### EXTRACTED RECORDS
## Start

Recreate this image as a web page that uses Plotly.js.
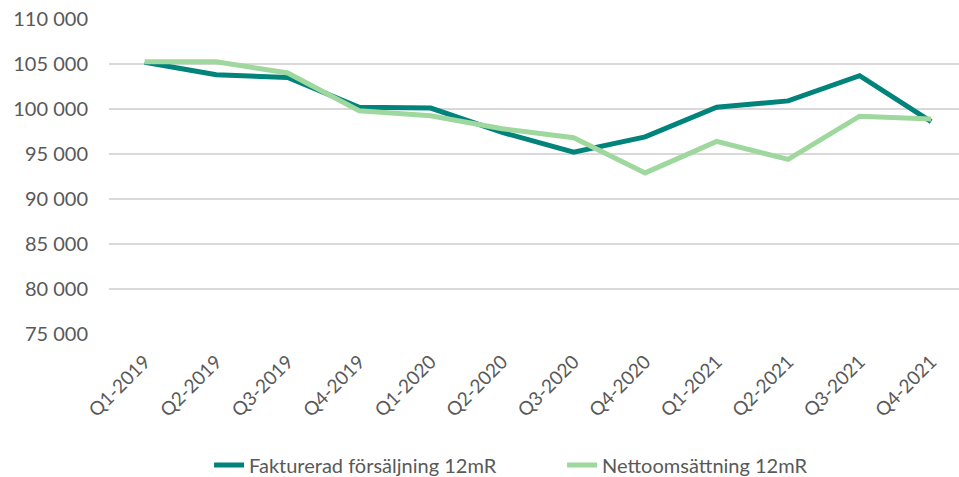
<!DOCTYPE html>
<html>
<head>
<meta charset="utf-8">
<script src="https://cdn.plot.ly/plotly-3.0.1.min.js"></script>
<style>html,body{margin:0;padding:0;background:#fff;}#chart{width:959px;height:477px;}</style>
</head>
<body>
<div id="chart"></div>
<script>
const categories = ["Q1-2019","Q2-2019","Q3-2019","Q4-2019","Q1-2020","Q2-2020","Q3-2020","Q4-2020","Q1-2021","Q2-2021","Q3-2021","Q4-2021"];
const fakturerad = [105200,103800,103500,100200,100100,97400,95200,96900,100200,100900,103700,98600];
const netto = [105250,105250,104000,99800,99250,97800,96800,92900,96400,94400,99200,98900];
const yTicks = [75000,80000,85000,90000,95000,100000,105000,110000];
const seriesNames = ["Fakturerad försäljning 12mR","Nettoomsättning 12mR"];

const font = "Lato, 'Open Sans', sans-serif";
const traces = [
  {x: categories, y: fakturerad, name: seriesNames[0], type: "scatter", mode: "lines",
   line: {color: "#00837B", width: 5}},
  {x: categories, y: netto, name: seriesNames[1], type: "scatter", mode: "lines",
   line: {color: "#9ED89E", width: 5}}
];
const layout = {
  width: 959, height: 477,
  margin: {l: 109, r: 0, t: 19, b: 143},
  separators: ", ",
  paper_bgcolor: "#fff", plot_bgcolor: "#fff",
  font: {family: font, color: "#595959", size: 18},
  showlegend: true,
  legend: {orientation: "h", x: 0.218, xanchor: "left", xref: "container",
           yref: "container", y: 0.025, yanchor: "middle",
           font: {family: font, size: 20, color: "#595959"}, traceorder: "normal",
           itemwidth: 30, entrywidth: 308},
  xaxis: {type: "category", range: [-0.5, 11.39], tickangle: -45, showgrid: false,
          zeroline: false, showline: false, ticks: "", tickfont: {size: 19},
          ticklabelstandoff: 12, fixedrange: true},
  yaxis: {range: [75000, 110000], tickvals: yTicks, tickformat: ",d",
          showgrid: true, gridcolor: "#D9D9D9", gridwidth: 1.5, zeroline: false,
          showline: false, ticks: "", ticklabelstandoff: 20, tickfont: {size: 20},
          fixedrange: true}
};
Plotly.newPlot("chart", traces, layout, {displayModeBar: false, staticPlot: true});
</script>
</body>
</html>
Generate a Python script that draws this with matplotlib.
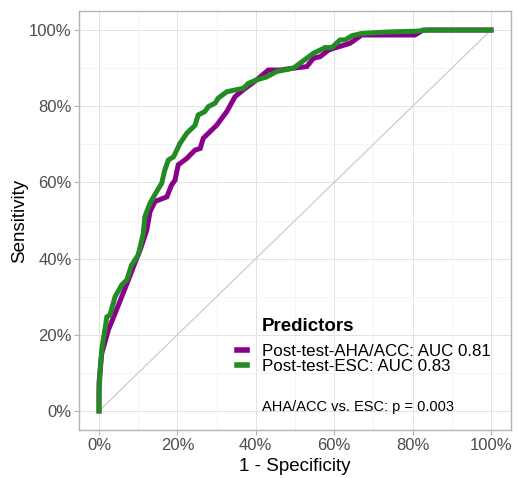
import numpy as np
import matplotlib
matplotlib.use('Agg')
import matplotlib.pyplot as plt
from matplotlib.ticker import MultipleLocator, PercentFormatter

plt.rcParams['font.family'] = ['Liberation Sans', 'DejaVu Sans']

# ROC curve of the AHA/ACC score (1 - specificity, sensitivity)
aha_fpr = [0, 0, 0.007, 0.024, 0.041, 0.058, 0.075, 0.088, 0.105, 0.122, 0.13, 0.143,
           0.173, 0.185, 0.194, 0.202, 0.224, 0.245, 0.258, 0.266, 0.30, 0.326, 0.347,
           0.368, 0.402, 0.432, 0.462, 0.496, 0.53, 0.547, 0.564, 0.585, 0.598, 0.64,
           0.67, 0.806, 0.827, 1.0]
aha_tpr = [0, 0.073, 0.151, 0.213, 0.256, 0.30, 0.344, 0.379, 0.423, 0.475, 0.523, 0.55,
           0.562, 0.593, 0.606, 0.646, 0.663, 0.685, 0.689, 0.716, 0.75, 0.786, 0.825,
           0.843, 0.869, 0.895, 0.895, 0.90, 0.904, 0.926, 0.93, 0.947, 0.952, 0.965,
           0.987, 0.987, 1.0, 1.0]

# ROC curve of the ESC score
esc_fpr = [0, 0, 0.004, 0.008, 0.015, 0.02, 0.028, 0.041, 0.058, 0.071, 0.083, 0.10,
           0.113, 0.117, 0.13, 0.147, 0.16, 0.168, 0.177, 0.19, 0.207, 0.224, 0.245,
           0.253, 0.27, 0.279, 0.296, 0.304, 0.326, 0.368, 0.381, 0.402, 0.428, 0.453,
           0.496, 0.513, 0.547, 0.577, 0.594, 0.615, 0.628, 0.645, 0.67, 0.738, 0.81,
           0.84, 1.0]
esc_tpr = [0, 0.046, 0.125, 0.169, 0.213, 0.247, 0.252, 0.30, 0.331, 0.344, 0.383, 0.409,
           0.466, 0.51, 0.545, 0.576, 0.598, 0.633, 0.659, 0.667, 0.703, 0.729, 0.75,
           0.777, 0.786, 0.799, 0.808, 0.821, 0.838, 0.847, 0.86, 0.869, 0.877, 0.891,
           0.90, 0.913, 0.939, 0.954, 0.954, 0.974, 0.974, 0.985, 0.991, 0.995, 0.997,
           1.0, 1.0]

labels = ['Post-test-AHA/ACC: AUC 0.81', 'Post-test-ESC: AUC 0.83']
colors = ['#8B008B', '#228B22']
legend_title = 'Predictors'
p_text = 'AHA/ACC vs. ESC: p = 0.003'

fig = plt.figure(figsize=(5.17, 4.78), dpi=100)
ax = fig.add_axes([0.1536, 0.1004, 0.834, 0.8766])

ax.plot([0, 1], [0, 1], color='#CCCCCC', lw=0.9, zorder=1)
ax.plot(aha_fpr, aha_tpr, color=colors[0], lw=3.6, label=labels[0], zorder=2,
        solid_joinstyle='miter')
ax.plot(esc_fpr, esc_tpr, color=colors[1], lw=3.6, label=labels[1], zorder=3,
        solid_joinstyle='miter')

ax.set_xlim(-0.05, 1.05)
ax.set_ylim(-0.05, 1.05)
ax.xaxis.set_major_locator(MultipleLocator(0.2))
ax.yaxis.set_major_locator(MultipleLocator(0.2))
ax.xaxis.set_minor_locator(MultipleLocator(0.1))
ax.yaxis.set_minor_locator(MultipleLocator(0.1))
ax.xaxis.set_major_formatter(PercentFormatter(1.0, decimals=0))
ax.yaxis.set_major_formatter(PercentFormatter(1.0, decimals=0))

ax.grid(which='major', color='#E3E3E3', lw=0.7)
ax.grid(which='minor', color='#F0F0F0', lw=0.5)
ax.set_axisbelow(True)
for s in ax.spines.values():
    s.set_color('#B3B3B3')
    s.set_linewidth(1.0)
ax.tick_params(which='major', length=3.5, width=0.8, color='#B3B3B3',
               labelsize=12, labelcolor='#4D4D4D', pad=2)
ax.tick_params(which='minor', length=0)

ax.set_xlabel('1 - Specificity', fontsize=13.5, labelpad=4)
ax.set_ylabel('Sensitivity', fontsize=13.5, labelpad=1)

leg = ax.legend(loc='upper left', bbox_to_anchor=(0.3655, 0.205), frameon=False,
                fontsize=12.2, handlelength=0.6, handletextpad=0.85,
                labelspacing=0.0, borderpad=0, borderaxespad=0)
for h in leg.legend_handles:
    h.set_linewidth(4.0)

ax.text(0.4235, 0.248, legend_title, transform=ax.transAxes, fontsize=13.5,
        fontweight='bold', va='center', ha='left')
ax.text(0.416, 0.01, p_text, fontsize=10.5, va='center', ha='left')

fig.savefig('out.png', dpi=100)
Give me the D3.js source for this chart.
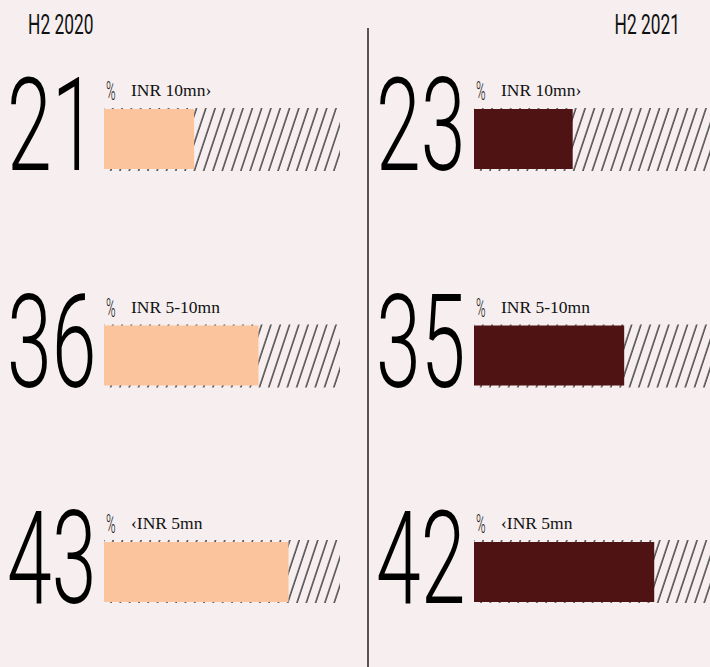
<!DOCTYPE html>
<html>
<head>
<meta charset="utf-8">
<script src="https://cdn.jsdelivr.net/npm/d3@7"></script>
<style>
  html, body { margin: 0; padding: 0; background: #f6eeef; }
  svg { display: block; }
  .big { font-family: Roboto, sans-serif; font-weight: 300; fill: #000; }
  .head { font-family: Roboto, sans-serif; font-weight: 400; fill: #111; }
  .pct { font-family: Roboto, sans-serif; font-weight: 300; fill: #222; }
  .lbl { font-family: "Liberation Serif", serif; fill: #111; }
</style>
</head>
<body>
<div id="chart"></div>
<script>
// data
const categories = ["INR 10mn\u203a", "INR 5-10mn", "\u2039INR 5mn"];
const periods = ["H2 2020", "H2 2021"];
const share2020 = [21, 36, 43];
const share2021 = [23, 35, 42];
const barColors = ["#fbc49c", "#501313"];

const W = 710, H = 667;
const panelShift = 370;      // distance between the two panels
const barStart = 104;        // left edge of the bars in a panel
const trackW = 236;
const barH = 60;

const svg = d3.select("#chart").append("svg")
    .attr("width", W)
    .attr("height", H);

svg.append("rect").attr("width", W).attr("height", H).attr("fill", "#f6eeef");

// hatch for the empty part of the track
const defs = svg.append("defs");
const pat = defs.append("pattern")
    .attr("id", "hatch")
    .attr("patternUnits", "userSpaceOnUse")
    .attr("width", 9.3)
    .attr("height", 20)
    .attr("patternTransform", "skewX(-18.4)");
pat.append("line")
    .attr("x1", 1).attr("x2", 1)
    .attr("y1", -1).attr("y2", 21)
    .attr("stroke", "#000")
    .attr("stroke-width", 1.1);

const x = d3.scaleLinear().domain([0, 55]).range([0, trackW]);
const y = d3.scalePoint().domain(categories).range([109, 542]);

// divider
svg.append("line")
    .attr("x1", 368).attr("x2", 368)
    .attr("y1", 28).attr("y2", H)
    .attr("stroke", "#555")
    .attr("stroke-width", 2);

const series = [share2020, share2021];

series.forEach((values, p) => {
    const g = svg.append("g").attr("transform", `translate(${p * panelShift},0)`);

    // period heading
    const head = g.append("g")
        .attr("transform", p === 0 ? "translate(28,34) scale(0.62,1)" : `translate(${680 - panelShift},34) scale(0.62,1)`);
    head.append("text")
        .attr("class", "head")
        .attr("font-size", 28)
        .attr("text-anchor", p === 0 ? "start" : "end")
        .text(periods[p]);

    const rows = g.selectAll(".row")
        .data(categories.map((c, i) => ({ cat: c, v: values[i] })))
        .enter().append("g")
        .attr("class", "row")
        .attr("transform", d => `translate(0,${y(d.cat)})`);

    // hatched track
    rows.append("rect")
        .attr("x", barStart)
        .attr("y", (d, i) => i === 2 ? -2 : -1)
        .attr("width", trackW)
        .attr("height", barH + 3)
        .attr("fill", "url(#hatch)");

    rows.append("rect")
        .attr("x", barStart)
        .attr("y", 0)
        .attr("width", d => x(d.v))
        .attr("height", barH)
        .attr("fill", barColors[p]);

    // big number
    rows.append("g")
        .attr("transform", `translate(${p === 0 ? 7 : 6},${barH + 1}) scale(0.62,1)`)
        .append("text")
        .attr("class", "big")
        .attr("font-size", 130)
        .text(d => d.v);

    rows.append("g")
        .attr("transform", `translate(${barStart + 2},-9) scale(0.5,1)`)
        .append("text")
        .attr("class", "pct")
        .attr("font-size", 26)
        .text("%");

    rows.append("text")
        .attr("class", "lbl")
        .attr("x", barStart + 27)
        .attr("y", -13)
        .attr("font-size", 17.5)
        .text(d => d.cat);
});
</script>
</body>
</html>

## End

### GIVEN REQUEST
Exactly the lines from the one with "Generate a Python" through the one with "0.987, 0.987, 1.0, 1.0]" are to be reproduced, and no pictures with them.

### FINISHED EXERCISE
Generate a Python script that draws this with matplotlib.
import numpy as np
import matplotlib
matplotlib.use('Agg')
import matplotlib.pyplot as plt
from matplotlib.ticker import MultipleLocator, PercentFormatter

plt.rcParams['font.family'] = ['Liberation Sans', 'DejaVu Sans']

# ROC curve of the AHA/ACC score (1 - specificity, sensitivity)
aha_fpr = [0, 0, 0.007, 0.024, 0.041, 0.058, 0.075, 0.088, 0.105, 0.122, 0.13, 0.143,
           0.173, 0.185, 0.194, 0.202, 0.224, 0.245, 0.258, 0.266, 0.30, 0.326, 0.347,
           0.368, 0.402, 0.432, 0.462, 0.496, 0.53, 0.547, 0.564, 0.585, 0.598, 0.64,
           0.67, 0.806, 0.827, 1.0]
aha_tpr = [0, 0.073, 0.151, 0.213, 0.256, 0.30, 0.344, 0.379, 0.423, 0.475, 0.523, 0.55,
           0.562, 0.593, 0.606, 0.646, 0.663, 0.685, 0.689, 0.716, 0.75, 0.786, 0.825,
           0.843, 0.869, 0.895, 0.895, 0.90, 0.904, 0.926, 0.93, 0.947, 0.952, 0.965,
           0.987, 0.987, 1.0, 1.0]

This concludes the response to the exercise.